**Material provided**

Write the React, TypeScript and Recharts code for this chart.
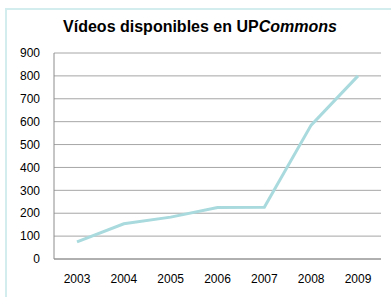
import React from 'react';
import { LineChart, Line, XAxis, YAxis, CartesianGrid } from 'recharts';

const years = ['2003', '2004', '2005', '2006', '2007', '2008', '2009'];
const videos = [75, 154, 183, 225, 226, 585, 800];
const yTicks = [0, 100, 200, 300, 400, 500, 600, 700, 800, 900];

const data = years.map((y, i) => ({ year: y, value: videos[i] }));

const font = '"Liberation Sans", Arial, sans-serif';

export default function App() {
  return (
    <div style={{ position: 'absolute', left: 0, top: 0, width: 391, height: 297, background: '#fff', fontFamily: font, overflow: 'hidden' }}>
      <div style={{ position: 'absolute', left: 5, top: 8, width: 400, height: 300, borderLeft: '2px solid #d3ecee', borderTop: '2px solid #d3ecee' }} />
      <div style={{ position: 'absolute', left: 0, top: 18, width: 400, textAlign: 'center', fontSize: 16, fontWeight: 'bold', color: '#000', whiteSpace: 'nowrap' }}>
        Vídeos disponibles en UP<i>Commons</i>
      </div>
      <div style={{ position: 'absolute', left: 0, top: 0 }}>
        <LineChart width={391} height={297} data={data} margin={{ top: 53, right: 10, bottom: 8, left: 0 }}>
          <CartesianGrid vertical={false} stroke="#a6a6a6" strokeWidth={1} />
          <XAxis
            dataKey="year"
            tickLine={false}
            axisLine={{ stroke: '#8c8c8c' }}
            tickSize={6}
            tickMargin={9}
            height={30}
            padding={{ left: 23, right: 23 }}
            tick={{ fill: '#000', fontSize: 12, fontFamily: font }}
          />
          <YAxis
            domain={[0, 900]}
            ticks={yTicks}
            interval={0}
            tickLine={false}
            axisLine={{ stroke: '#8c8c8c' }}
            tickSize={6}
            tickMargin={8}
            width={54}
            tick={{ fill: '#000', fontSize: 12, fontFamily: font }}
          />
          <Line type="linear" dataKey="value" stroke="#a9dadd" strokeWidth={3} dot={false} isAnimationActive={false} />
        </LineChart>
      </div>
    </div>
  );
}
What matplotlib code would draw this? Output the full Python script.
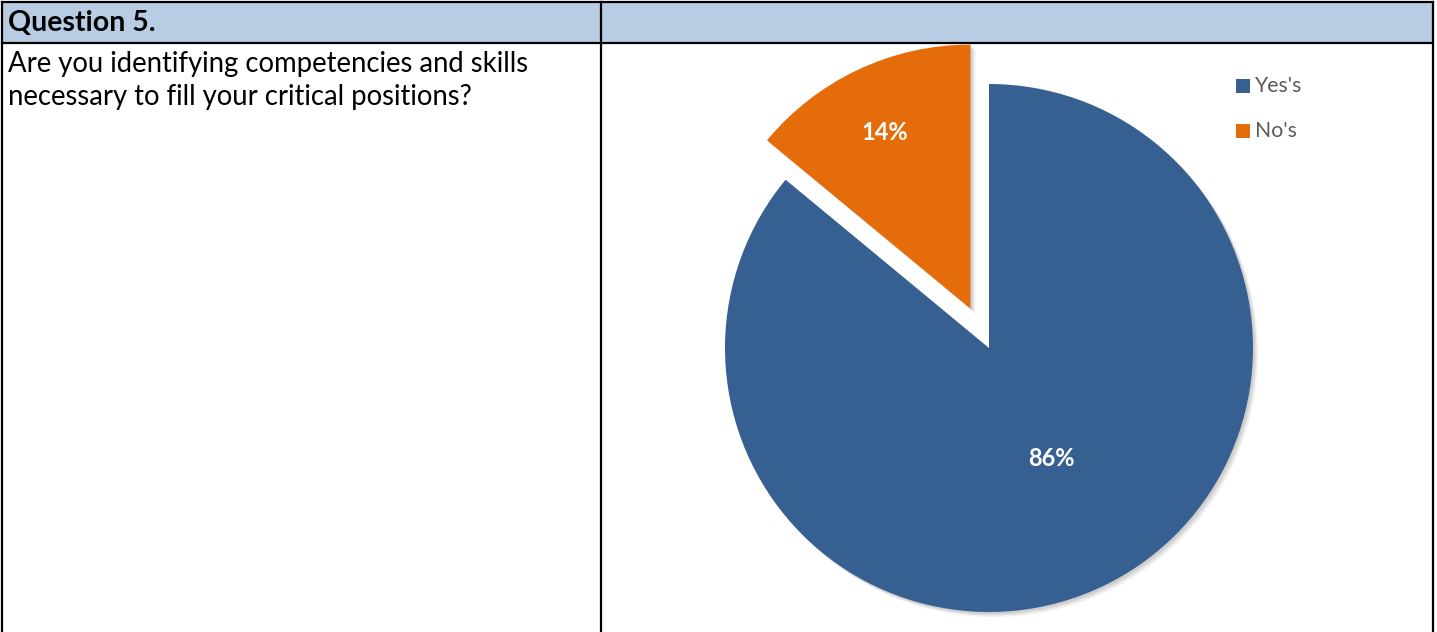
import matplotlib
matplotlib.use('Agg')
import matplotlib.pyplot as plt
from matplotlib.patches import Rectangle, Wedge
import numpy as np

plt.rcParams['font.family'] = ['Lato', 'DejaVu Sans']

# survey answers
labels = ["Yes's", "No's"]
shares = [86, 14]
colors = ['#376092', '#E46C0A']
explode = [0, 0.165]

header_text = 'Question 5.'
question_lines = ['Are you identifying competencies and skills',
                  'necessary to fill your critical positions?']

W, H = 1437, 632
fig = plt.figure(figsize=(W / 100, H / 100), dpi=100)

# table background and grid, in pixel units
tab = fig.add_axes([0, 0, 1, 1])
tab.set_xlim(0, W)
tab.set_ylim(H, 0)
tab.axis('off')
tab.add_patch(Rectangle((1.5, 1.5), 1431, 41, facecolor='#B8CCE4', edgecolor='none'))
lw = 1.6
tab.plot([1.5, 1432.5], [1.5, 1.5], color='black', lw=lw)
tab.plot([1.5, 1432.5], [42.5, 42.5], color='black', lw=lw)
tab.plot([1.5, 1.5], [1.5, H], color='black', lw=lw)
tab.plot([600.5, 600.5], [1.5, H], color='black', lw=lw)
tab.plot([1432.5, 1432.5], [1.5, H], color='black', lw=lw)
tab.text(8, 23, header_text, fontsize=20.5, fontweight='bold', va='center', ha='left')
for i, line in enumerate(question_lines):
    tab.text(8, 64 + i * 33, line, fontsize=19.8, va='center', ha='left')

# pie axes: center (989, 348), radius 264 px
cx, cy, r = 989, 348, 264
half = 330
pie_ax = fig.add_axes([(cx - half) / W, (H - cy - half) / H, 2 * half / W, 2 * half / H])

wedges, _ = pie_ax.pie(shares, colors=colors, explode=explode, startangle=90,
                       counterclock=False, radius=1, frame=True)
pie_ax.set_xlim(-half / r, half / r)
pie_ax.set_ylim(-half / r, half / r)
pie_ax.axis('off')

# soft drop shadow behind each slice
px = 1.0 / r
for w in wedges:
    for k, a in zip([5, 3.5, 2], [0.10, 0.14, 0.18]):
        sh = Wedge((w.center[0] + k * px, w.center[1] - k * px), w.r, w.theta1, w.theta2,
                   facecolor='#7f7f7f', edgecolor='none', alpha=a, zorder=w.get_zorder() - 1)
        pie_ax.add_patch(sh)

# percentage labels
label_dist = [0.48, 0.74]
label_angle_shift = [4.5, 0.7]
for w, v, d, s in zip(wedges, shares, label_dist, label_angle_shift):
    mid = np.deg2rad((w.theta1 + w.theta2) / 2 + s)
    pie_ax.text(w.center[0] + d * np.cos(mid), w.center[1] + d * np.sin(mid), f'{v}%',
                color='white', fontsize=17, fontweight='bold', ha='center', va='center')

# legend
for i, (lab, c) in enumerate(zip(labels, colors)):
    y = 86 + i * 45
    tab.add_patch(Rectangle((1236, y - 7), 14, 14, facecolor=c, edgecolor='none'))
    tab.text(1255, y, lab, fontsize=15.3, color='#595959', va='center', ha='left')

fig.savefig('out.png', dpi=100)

**What to produce**
Images must not appear in the copy; reproduce everything else in the records verbatim.

**Complete output**
Write the React, TypeScript and Recharts code for this chart.
import React from 'react';
import { LineChart, Line, XAxis, YAxis, CartesianGrid } from 'recharts';

const years = ['2003', '2004', '2005', '2006', '2007', '2008', '2009'];
const videos = [75, 154, 183, 225, 226, 585, 800];
const yTicks = [0, 100, 200, 300, 400, 500, 600, 700, 800, 900];

const data = years.map((y, i) => ({ year: y, value: videos[i] }));

const font = '"Liberation Sans", Arial, sans-serif';

export default function App() {
  return (
    <div style={{ position: 'absolute', left: 0, top: 0, width: 391, height: 297, background: '#fff', fontFamily: font, overflow: 'hidden' }}>
      <div style={{ position: 'absolute', left: 5, top: 8, width: 400, height: 300, borderLeft: '2px solid #d3ecee', borderTop: '2px solid #d3ecee' }} />
      <div style={{ position: 'absolute', left: 0, top: 18, width: 400, textAlign: 'center', fontSize: 16, fontWeight: 'bold', color: '#000', whiteSpace: 'nowrap' }}>
        Vídeos disponibles en UP<i>Commons</i>
      </div>
      <div style={{ position: 'absolute', left: 0, top: 0 }}>
        <LineChart width={391} height={297} data={data} margin={{ top: 53, right: 10, bottom: 8, left: 0 }}>
          <CartesianGrid vertical={false} stroke="#a6a6a6" strokeWidth={1} />
          <XAxis
            dataKey="year"
            tickLine={false}
            axisLine={{ stroke: '#8c8c8c' }}
            tickSize={6}
            tickMargin={9}
            height={30}
            padding={{ left: 23, right: 23 }}
            tick={{ fill: '#000', fontSize: 12, fontFamily: font }}
          />
          <YAxis
            domain={[0, 900]}
            ticks={yTicks}
            interval={0}
            tickLine={false}
            axisLine={{ stroke: '#8c8c8c' }}
            tickSize={6}
            tickMargin={8}
            width={54}
            tick={{ fill: '#000', fontSize: 12, fontFamily: font }}
          />
          <Line type="linear" dataKey="value" stroke="#a9dadd" strokeWidth={3} dot={false} isAnimationActive={false} />
        </LineChart>
      </div>
    </div>
  );
}
What matplotlib code would draw this? Output the full Python script.
import matplotlib
matplotlib.use('Agg')
import matplotlib.pyplot as plt
from matplotlib.patches import Rectangle, Wedge
import numpy as np

plt.rcParams['font.family'] = ['Lato', 'DejaVu Sans']

# survey answers
labels = ["Yes's", "No's"]
shares = [86, 14]
colors = ['#376092', '#E46C0A']
explode = [0, 0.165]

header_text = 'Question 5.'
question_lines = ['Are you identifying competencies and skills',
                  'necessary to fill your critical positions?']

W, H = 1437, 632
fig = plt.figure(figsize=(W / 100, H / 100), dpi=100)

# table background and grid, in pixel units
tab = fig.add_axes([0, 0, 1, 1])
tab.set_xlim(0, W)
tab.set_ylim(H, 0)
tab.axis('off')
tab.add_patch(Rectangle((1.5, 1.5), 1431, 41, facecolor='#B8CCE4', edgecolor='none'))
lw = 1.6
tab.plot([1.5, 1432.5], [1.5, 1.5], color='black', lw=lw)
tab.plot([1.5, 1432.5], [42.5, 42.5], color='black', lw=lw)
tab.plot([1.5, 1.5], [1.5, H], color='black', lw=lw)
tab.plot([600.5, 600.5], [1.5, H], color='black', lw=lw)
tab.plot([1432.5, 1432.5], [1.5, H], color='black', lw=lw)
tab.text(8, 23, header_text, fontsize=20.5, fontweight='bold', va='center', ha='left')
for i, line in enumerate(question_lines):
    tab.text(8, 64 + i * 33, line, fontsize=19.8, va='center', ha='left')

# pie axes: center (989, 348), radius 264 px
cx, cy, r = 989, 348, 264
half = 330
pie_ax = fig.add_axes([(cx - half) / W, (H - cy - half) / H, 2 * half / W, 2 * half / H])

wedges, _ = pie_ax.pie(shares, colors=colors, explode=explode, startangle=90,
                       counterclock=False, radius=1, frame=True)
pie_ax.set_xlim(-half / r, half / r)
pie_ax.set_ylim(-half / r, half / r)
pie_ax.axis('off')

# soft drop shadow behind each slice
px = 1.0 / r
for w in wedges:
    for k, a in zip([5, 3.5, 2], [0.10, 0.14, 0.18]):
        sh = Wedge((w.center[0] + k * px, w.center[1] - k * px), w.r, w.theta1, w.theta2,
                   facecolor='#7f7f7f', edgecolor='none', alpha=a, zorder=w.get_zorder() - 1)
        pie_ax.add_patch(sh)

# percentage labels
label_dist = [0.48, 0.74]
label_angle_shift = [4.5, 0.7]
for w, v, d, s in zip(wedges, shares, label_dist, label_angle_shift):
    mid = np.deg2rad((w.theta1 + w.theta2) / 2 + s)
    pie_ax.text(w.center[0] + d * np.cos(mid), w.center[1] + d * np.sin(mid), f'{v}%',
                color='white', fontsize=17, fontweight='bold', ha='center', va='center')

# legend
for i, (lab, c) in enumerate(zip(labels, colors)):
    y = 86 + i * 45
    tab.add_patch(Rectangle((1236, y - 7), 14, 14, facecolor=c, edgecolor='none'))
    tab.text(1255, y, lab, fontsize=15.3, color='#595959', va='center', ha='left')

fig.savefig('out.png', dpi=100)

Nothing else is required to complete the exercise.